Building with Fluids, Lazy Design of Functional Materials

Event Date/Time

Location

Andlinger Center
Maeder Hall, ACEE

Series/Event Type

MAE Departmental Seminars

From acoustics to optics, electronics and mechanics, the need for structured materials is well established. Examples include lightweight structural materials, photonics and phononic materials, super-hydrophobic materials and mechanical metamaterials. Despite the recent progress of 3D printing, the fabrication of such structures spanning a wide range of sizes remains difficult or impossible, prompting the development of new fabrication pathways. The work I will present is concerned with the directed control of mechanical instabilities to program shapes.
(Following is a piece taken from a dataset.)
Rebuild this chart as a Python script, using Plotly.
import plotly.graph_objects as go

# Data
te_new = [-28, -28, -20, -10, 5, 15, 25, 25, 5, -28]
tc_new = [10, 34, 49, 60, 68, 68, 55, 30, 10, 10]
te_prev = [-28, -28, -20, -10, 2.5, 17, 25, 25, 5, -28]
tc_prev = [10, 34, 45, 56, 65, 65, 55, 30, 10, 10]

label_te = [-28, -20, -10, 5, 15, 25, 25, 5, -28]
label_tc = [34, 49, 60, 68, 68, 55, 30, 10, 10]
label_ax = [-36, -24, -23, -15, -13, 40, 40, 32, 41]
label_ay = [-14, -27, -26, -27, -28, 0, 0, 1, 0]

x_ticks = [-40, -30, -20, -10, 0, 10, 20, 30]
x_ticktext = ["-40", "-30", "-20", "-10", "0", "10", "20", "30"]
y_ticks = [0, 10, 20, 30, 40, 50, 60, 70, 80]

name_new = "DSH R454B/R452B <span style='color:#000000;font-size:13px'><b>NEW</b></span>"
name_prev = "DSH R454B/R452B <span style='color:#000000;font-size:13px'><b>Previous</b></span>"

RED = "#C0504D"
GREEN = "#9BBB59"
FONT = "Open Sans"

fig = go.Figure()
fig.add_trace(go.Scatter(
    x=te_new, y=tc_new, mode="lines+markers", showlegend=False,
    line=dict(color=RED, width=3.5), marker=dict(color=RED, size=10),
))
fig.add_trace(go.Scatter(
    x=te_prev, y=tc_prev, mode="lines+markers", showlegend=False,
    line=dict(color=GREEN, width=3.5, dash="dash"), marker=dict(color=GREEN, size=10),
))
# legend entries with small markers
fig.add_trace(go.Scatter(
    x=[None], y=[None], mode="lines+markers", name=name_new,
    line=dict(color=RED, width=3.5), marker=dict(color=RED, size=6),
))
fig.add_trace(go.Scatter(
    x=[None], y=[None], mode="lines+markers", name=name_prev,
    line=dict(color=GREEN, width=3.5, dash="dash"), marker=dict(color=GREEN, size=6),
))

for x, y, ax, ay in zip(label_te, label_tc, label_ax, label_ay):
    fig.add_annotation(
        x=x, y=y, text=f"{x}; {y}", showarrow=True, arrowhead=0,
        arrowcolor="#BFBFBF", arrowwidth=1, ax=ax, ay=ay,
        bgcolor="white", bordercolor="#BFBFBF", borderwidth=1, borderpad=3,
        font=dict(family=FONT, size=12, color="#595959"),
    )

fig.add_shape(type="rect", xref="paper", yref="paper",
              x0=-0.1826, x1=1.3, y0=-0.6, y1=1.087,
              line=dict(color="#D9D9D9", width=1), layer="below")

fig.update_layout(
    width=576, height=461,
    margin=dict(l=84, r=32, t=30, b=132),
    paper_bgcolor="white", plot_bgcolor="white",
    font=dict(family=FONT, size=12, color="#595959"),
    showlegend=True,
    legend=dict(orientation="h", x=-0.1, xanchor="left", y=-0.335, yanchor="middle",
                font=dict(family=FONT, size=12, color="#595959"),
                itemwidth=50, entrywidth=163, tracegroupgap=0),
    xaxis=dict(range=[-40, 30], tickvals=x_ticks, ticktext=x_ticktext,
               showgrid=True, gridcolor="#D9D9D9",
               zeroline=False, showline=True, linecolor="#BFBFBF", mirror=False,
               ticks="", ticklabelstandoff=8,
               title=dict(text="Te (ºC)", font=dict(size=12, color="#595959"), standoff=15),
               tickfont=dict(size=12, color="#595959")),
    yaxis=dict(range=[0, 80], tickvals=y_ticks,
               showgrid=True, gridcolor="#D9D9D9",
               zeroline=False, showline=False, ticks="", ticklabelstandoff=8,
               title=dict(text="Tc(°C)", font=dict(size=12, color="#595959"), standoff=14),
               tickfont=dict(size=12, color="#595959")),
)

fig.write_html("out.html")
While instabilities are traditionally regarded as a route towards failure in engineering, I aim to follow a different path; taming instabilities and harnessing the patterns and structures they naturally form to fabricate functional materials. This methodology capitalizes on the inherent periodicity, scalability, versatility and robustness of instabilities. This new design paradigm – building with instabilities – calls for an improved understanding of instabilities and pattern formation in complex media. While stability analysis is a classic topic in mechanics, little is known on the so called inverse problem: finding the optimal set of initial conditions and interactions that will be transmuted into a target shape without direct external intervention. Three examples will be presented: (1) a fluid-instability based approach for digitally fabricating geometrically complex uniformly sized structures, (2) the rapid fabrication of nearly uniform hemispherical elastic shells by drainage and (3) their pneumatic actuation towards shape morphing applications.

Speaker Bio

PT Brun received his bachelor’s degree in Mechanical Engineering from Ecole Polytechnique, Palaiseau in 2008, his Master’s degree in Advanced Chemical Engineering from the University of Cambridge in 2009 and doctorate degree in Mechanical Engineering from Sorbonne University in 2012 for work on the dynamics and instability of viscous and elastic threads. PT then joined the Ecole Polytchnique Federale de Lausanne (EPFL) as a postdoctoral fellow where he specialized on interfacial fluid mechanics and instabilities. In 2014 he joined MIT as an instructor in Applied Mathematics and recently moved to Princeton, where he is a faculty in the department of Chemical and Biological Engineering. His research is curiosity-driven with focus on the quantitative modeling of nonlinear fluid and elastic processes in complex soft materials and the mathematical description of structure formation in inert and biological systems. His work is interdisciplinary and aims to study pattern forming instabilities with view to passively fabricate hierarchical and topological structures in a broad range of materials 
His research is conducted hand in hand with the experimental investigations of model experiments. With this perspective, he studies problems involving thin fluid films, viscous threads (3D printing), microfluidics systems, but also elastic shells, swelling and elastocapillarity.